--- start of MATERIAL ---
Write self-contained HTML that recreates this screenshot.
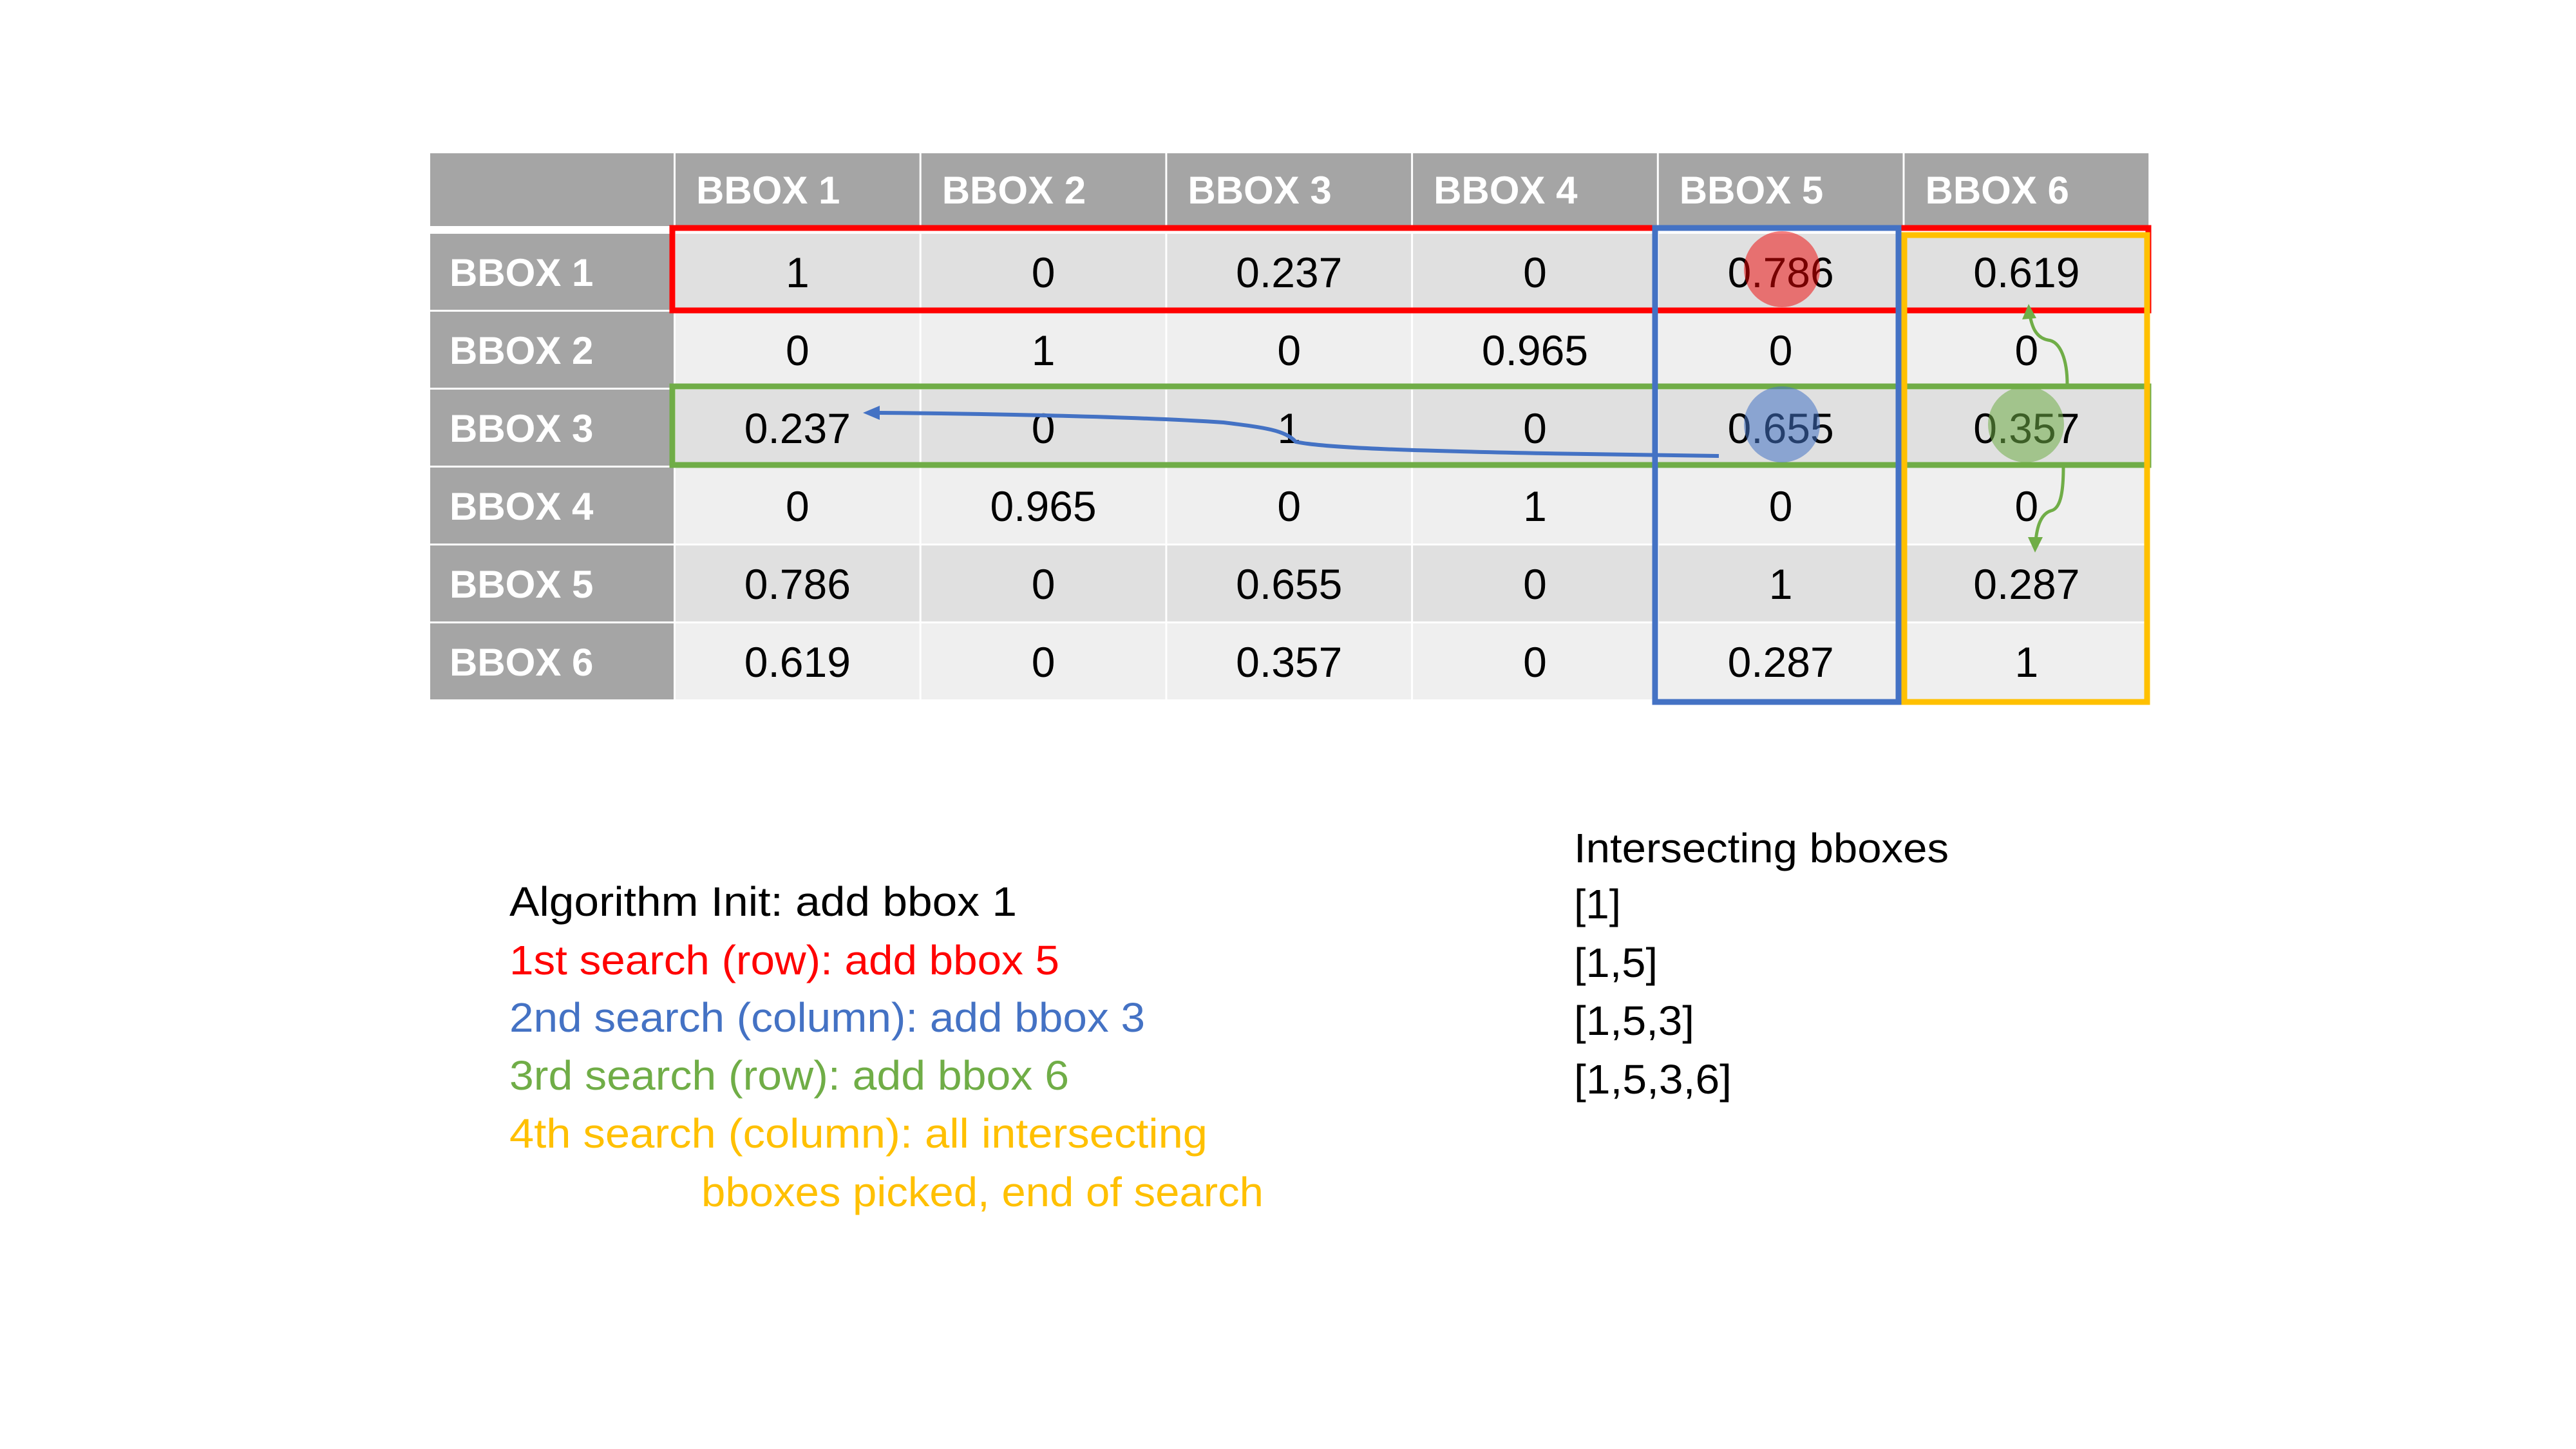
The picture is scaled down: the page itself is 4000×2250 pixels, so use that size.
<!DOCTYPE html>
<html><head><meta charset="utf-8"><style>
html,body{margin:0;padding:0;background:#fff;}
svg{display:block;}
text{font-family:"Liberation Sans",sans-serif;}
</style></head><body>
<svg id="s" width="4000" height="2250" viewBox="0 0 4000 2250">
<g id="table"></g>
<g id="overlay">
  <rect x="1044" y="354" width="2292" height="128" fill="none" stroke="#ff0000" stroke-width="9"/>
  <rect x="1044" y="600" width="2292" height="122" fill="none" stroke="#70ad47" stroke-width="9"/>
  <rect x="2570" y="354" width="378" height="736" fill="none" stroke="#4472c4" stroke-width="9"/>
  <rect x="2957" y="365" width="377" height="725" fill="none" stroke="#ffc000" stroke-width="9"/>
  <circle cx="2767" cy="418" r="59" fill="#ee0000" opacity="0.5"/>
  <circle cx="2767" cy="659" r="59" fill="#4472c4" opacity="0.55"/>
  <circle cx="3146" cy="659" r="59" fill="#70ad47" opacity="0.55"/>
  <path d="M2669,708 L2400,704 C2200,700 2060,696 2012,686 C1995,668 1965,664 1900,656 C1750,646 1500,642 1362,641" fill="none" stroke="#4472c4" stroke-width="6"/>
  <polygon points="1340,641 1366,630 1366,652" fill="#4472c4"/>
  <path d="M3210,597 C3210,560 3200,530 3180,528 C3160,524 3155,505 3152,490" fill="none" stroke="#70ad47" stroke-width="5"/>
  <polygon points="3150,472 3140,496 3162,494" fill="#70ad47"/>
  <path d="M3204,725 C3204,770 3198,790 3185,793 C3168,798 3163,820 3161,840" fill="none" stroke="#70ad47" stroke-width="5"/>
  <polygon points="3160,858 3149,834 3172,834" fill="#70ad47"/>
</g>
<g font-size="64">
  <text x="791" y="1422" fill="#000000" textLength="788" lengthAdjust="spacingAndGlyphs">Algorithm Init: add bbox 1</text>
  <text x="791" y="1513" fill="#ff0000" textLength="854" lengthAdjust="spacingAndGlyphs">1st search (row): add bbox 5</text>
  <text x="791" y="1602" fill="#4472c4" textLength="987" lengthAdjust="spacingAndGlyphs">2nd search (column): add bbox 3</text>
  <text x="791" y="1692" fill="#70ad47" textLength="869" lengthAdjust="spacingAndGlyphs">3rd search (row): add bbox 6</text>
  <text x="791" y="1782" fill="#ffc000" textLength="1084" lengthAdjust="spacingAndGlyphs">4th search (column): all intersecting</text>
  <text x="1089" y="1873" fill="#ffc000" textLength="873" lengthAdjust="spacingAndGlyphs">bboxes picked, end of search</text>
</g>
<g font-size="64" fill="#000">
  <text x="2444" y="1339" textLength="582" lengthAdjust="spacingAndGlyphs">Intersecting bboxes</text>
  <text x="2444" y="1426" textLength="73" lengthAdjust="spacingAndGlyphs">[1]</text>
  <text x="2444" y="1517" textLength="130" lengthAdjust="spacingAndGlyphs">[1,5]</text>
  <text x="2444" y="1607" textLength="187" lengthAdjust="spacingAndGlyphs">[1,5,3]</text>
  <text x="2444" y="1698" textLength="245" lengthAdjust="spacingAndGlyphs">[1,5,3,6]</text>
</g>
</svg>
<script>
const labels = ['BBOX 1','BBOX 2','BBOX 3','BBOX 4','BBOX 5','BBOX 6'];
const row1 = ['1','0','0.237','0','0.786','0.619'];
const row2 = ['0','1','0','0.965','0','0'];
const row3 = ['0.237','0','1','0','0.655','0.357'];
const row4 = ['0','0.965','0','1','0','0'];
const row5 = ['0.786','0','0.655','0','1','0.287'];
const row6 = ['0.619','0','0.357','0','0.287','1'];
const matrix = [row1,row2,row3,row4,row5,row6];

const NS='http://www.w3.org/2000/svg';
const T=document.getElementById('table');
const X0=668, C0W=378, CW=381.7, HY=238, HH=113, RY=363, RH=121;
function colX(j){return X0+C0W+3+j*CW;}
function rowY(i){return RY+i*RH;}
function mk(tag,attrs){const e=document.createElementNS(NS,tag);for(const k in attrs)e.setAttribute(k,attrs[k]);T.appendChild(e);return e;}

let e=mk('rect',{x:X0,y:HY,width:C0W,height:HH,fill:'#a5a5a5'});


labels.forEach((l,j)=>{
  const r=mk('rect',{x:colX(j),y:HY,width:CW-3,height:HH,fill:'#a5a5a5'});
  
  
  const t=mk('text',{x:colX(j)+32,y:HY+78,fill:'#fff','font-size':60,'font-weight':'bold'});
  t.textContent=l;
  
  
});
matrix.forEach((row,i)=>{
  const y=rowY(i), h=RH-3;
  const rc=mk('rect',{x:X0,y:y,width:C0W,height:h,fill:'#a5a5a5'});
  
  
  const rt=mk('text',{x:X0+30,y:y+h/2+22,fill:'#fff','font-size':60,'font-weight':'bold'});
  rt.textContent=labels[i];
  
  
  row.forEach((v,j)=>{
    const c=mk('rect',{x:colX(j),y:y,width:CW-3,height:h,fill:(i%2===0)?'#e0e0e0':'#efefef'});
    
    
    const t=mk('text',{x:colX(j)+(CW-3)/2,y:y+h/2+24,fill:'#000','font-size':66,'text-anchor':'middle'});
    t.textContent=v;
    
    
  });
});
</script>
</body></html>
--- end of MATERIAL ---
Find each line that has the word "size", then copy it out.

The picture is scaled down: the page itself is 4000×2250 pixels, so use that size.
<g font-size="64">
<g font-size="64" fill="#000">
  const t=mk('text',{x:colX(j)+32,y:HY+78,fill:'#fff','font-size':60,'font-weight':'bold'});
  const rt=mk('text',{x:X0+30,y:y+h/2+22,fill:'#fff','font-size':60,'font-weight':'bold'});
    const t=mk('text',{x:colX(j)+(CW-3)/2,y:y+h/2+24,fill:'#000','font-size':66,'text-anchor':'middle'});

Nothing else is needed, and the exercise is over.